--- BEGIN ---
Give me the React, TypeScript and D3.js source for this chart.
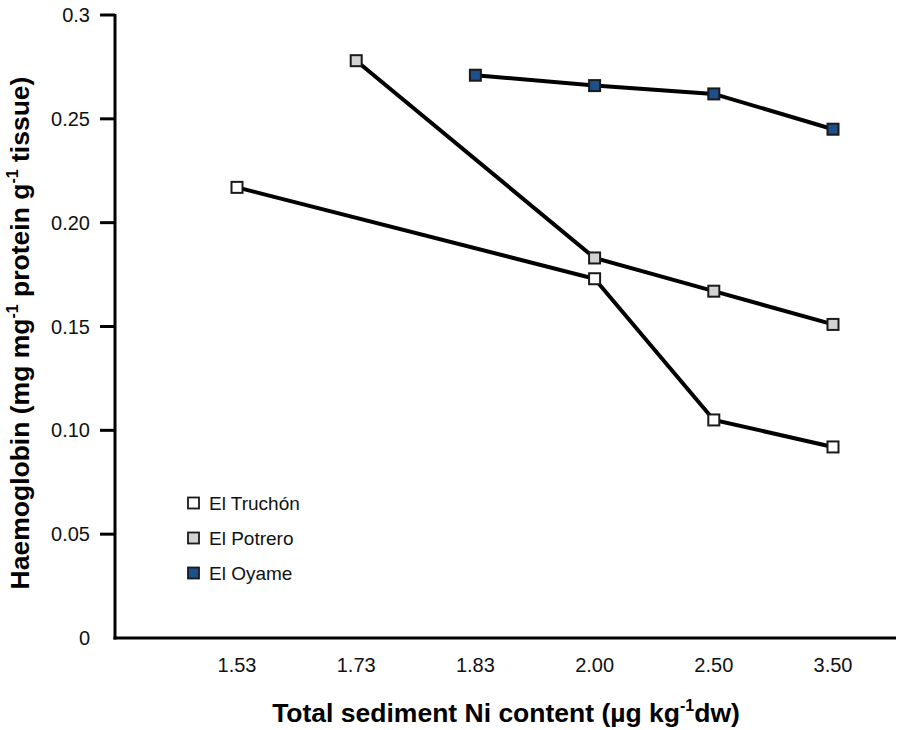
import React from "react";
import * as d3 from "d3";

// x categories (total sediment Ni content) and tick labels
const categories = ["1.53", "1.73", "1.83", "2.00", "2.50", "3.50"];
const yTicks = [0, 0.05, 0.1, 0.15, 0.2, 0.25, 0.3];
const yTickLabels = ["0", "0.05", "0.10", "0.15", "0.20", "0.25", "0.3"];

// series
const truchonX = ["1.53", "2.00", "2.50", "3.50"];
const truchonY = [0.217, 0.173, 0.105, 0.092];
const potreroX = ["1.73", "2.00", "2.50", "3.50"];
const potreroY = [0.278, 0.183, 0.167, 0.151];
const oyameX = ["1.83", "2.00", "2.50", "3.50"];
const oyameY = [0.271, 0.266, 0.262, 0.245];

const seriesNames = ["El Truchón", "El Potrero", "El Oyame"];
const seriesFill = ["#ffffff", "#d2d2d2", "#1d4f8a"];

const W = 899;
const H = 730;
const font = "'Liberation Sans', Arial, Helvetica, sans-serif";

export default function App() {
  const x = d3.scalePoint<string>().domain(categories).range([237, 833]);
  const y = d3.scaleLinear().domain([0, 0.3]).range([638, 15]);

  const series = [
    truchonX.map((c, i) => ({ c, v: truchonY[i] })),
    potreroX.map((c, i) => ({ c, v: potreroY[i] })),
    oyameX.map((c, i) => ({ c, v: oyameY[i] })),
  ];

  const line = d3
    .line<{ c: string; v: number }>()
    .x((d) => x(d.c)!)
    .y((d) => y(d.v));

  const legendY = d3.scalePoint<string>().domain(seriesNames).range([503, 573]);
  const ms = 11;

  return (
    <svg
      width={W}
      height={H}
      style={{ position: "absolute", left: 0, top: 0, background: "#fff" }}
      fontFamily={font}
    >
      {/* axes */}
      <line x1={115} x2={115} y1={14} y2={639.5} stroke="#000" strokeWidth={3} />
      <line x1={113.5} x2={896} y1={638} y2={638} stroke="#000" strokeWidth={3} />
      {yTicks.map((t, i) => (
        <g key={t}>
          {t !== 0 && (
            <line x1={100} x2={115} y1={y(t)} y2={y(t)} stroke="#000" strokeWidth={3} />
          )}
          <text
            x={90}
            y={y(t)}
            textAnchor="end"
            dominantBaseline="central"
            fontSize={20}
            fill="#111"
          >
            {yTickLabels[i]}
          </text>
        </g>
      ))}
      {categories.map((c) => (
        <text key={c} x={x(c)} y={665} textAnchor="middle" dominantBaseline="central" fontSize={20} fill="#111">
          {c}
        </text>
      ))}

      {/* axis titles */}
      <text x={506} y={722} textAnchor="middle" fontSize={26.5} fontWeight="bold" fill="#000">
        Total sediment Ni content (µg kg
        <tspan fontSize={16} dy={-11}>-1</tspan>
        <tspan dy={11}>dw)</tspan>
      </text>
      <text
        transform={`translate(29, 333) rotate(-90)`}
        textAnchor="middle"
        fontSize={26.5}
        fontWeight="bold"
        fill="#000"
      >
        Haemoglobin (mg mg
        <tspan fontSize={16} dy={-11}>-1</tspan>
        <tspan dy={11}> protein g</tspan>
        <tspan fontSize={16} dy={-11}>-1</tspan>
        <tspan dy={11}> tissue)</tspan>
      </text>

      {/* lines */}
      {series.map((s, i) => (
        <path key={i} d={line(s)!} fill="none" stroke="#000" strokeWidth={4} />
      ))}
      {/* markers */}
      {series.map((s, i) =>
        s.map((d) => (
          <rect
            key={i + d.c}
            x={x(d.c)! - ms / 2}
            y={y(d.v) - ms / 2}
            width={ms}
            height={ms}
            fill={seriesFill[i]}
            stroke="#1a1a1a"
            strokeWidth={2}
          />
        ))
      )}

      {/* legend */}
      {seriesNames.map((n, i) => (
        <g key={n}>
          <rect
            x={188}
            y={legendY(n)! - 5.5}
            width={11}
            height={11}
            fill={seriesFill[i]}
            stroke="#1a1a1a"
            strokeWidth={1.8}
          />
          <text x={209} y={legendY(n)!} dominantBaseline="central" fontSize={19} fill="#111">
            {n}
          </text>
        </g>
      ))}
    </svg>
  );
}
--- END ---
--- BEGIN ---
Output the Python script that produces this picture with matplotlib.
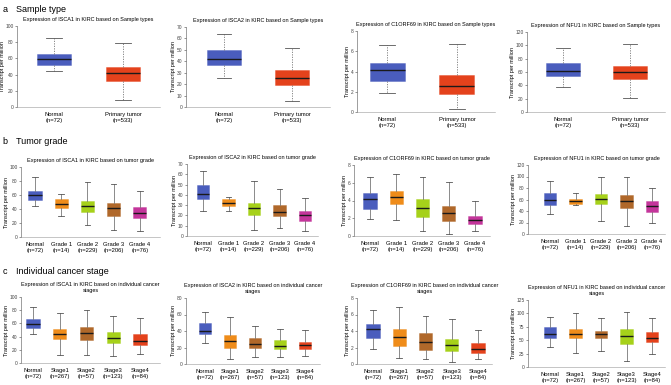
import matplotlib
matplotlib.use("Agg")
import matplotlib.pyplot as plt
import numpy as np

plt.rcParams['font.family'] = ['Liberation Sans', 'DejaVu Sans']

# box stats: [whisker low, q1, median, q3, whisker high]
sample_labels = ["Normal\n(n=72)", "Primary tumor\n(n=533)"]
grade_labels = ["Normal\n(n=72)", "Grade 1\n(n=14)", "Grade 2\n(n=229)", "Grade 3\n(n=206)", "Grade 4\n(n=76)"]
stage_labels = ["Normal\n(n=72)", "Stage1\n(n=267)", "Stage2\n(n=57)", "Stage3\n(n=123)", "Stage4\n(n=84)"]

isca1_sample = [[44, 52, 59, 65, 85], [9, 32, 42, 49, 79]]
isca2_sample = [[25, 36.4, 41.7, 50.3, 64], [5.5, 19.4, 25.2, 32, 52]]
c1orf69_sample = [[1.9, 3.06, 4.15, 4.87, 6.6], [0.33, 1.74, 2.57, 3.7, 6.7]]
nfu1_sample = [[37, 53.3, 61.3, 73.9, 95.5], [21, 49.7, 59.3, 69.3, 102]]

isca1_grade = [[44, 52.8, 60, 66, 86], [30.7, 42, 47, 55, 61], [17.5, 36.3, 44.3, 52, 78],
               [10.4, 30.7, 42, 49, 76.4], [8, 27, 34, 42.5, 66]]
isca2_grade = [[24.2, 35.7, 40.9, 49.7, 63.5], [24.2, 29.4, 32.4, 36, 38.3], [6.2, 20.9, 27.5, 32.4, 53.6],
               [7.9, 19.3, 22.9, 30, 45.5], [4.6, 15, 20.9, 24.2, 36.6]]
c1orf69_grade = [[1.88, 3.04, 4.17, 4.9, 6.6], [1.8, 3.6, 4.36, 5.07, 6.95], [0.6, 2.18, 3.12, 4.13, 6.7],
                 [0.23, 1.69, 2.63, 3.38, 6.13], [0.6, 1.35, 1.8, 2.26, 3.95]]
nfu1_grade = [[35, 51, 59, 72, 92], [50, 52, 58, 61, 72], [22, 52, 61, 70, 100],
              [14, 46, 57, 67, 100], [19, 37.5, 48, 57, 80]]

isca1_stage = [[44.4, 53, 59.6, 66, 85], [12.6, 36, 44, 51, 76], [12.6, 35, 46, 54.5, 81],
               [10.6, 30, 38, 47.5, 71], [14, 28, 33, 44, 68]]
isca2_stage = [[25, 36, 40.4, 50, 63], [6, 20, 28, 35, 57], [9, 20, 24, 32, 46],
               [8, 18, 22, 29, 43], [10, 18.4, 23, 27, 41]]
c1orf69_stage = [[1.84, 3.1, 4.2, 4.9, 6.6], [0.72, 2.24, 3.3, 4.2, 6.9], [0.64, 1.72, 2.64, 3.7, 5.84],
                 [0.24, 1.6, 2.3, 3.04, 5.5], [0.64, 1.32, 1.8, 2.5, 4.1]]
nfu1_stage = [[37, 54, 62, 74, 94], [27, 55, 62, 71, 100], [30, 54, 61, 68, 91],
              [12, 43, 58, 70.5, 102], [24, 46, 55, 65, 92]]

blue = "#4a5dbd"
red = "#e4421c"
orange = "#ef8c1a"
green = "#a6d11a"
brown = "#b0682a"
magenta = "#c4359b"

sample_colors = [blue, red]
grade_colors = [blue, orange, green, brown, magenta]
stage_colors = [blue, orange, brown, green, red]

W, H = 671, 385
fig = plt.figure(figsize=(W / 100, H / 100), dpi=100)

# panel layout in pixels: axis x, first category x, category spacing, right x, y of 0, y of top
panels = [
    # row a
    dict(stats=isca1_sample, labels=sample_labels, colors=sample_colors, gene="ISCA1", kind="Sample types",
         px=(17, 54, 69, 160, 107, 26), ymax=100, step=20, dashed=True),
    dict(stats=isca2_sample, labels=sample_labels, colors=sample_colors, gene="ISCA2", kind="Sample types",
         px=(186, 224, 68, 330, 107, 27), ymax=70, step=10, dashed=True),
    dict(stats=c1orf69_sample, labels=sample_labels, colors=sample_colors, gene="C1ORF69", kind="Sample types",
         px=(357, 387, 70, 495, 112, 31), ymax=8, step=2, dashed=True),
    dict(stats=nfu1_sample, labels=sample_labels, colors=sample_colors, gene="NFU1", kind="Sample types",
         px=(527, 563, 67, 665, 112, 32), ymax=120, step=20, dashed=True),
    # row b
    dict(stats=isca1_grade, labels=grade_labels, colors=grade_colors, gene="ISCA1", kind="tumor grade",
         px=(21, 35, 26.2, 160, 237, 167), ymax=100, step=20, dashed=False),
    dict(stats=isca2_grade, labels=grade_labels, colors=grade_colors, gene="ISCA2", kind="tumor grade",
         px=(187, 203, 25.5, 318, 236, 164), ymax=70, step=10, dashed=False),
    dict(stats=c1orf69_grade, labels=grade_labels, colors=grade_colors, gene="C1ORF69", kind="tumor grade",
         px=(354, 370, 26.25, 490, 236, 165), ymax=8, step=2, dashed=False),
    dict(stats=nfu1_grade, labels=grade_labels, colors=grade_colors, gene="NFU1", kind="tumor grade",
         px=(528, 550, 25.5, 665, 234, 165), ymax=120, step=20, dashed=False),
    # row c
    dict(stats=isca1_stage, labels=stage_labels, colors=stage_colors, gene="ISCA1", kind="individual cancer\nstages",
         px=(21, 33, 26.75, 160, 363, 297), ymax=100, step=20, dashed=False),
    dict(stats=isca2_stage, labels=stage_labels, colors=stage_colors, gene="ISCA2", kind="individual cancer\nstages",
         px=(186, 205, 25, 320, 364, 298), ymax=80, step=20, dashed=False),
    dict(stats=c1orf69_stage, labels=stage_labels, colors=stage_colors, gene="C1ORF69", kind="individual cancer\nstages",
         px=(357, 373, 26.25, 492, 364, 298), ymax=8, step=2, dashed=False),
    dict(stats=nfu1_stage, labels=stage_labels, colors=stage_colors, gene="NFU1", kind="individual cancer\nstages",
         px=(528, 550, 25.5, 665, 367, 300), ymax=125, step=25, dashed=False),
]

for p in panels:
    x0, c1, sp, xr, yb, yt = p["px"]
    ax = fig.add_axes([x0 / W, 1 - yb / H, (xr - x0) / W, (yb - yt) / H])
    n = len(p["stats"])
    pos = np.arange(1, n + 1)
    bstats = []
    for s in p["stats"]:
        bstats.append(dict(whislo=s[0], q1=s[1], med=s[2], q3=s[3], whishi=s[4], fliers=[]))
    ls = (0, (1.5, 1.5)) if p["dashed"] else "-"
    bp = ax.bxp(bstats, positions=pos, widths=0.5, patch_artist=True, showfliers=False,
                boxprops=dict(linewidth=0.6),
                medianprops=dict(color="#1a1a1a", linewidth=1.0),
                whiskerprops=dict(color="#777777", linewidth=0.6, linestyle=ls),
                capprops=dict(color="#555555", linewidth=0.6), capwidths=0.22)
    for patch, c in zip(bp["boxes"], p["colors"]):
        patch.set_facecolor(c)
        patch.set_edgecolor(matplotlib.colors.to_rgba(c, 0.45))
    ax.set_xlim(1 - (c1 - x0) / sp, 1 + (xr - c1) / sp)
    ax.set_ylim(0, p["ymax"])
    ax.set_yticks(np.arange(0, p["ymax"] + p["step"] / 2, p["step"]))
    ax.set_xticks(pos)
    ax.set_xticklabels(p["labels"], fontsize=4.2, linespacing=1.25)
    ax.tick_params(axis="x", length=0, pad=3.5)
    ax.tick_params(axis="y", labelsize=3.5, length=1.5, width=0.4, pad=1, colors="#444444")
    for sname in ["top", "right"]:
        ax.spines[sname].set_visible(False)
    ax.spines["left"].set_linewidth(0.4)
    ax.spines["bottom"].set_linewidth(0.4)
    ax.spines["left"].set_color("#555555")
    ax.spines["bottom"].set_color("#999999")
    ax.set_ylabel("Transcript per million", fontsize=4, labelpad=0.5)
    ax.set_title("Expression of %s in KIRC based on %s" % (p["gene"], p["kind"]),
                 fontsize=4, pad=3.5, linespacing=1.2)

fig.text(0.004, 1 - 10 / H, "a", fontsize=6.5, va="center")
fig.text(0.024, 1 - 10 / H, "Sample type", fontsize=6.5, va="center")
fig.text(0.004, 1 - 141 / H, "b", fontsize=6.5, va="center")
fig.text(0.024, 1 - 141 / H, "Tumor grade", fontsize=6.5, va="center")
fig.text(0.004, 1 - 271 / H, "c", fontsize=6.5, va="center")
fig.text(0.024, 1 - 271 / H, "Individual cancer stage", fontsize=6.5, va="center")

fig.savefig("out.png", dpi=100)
--- END ---
# Problem to work on
Where a line in the material above holds "this", copy that line.

# Solution
Give me the React, TypeScript and D3.js source for this chart.
Output the Python script that produces this picture with matplotlib.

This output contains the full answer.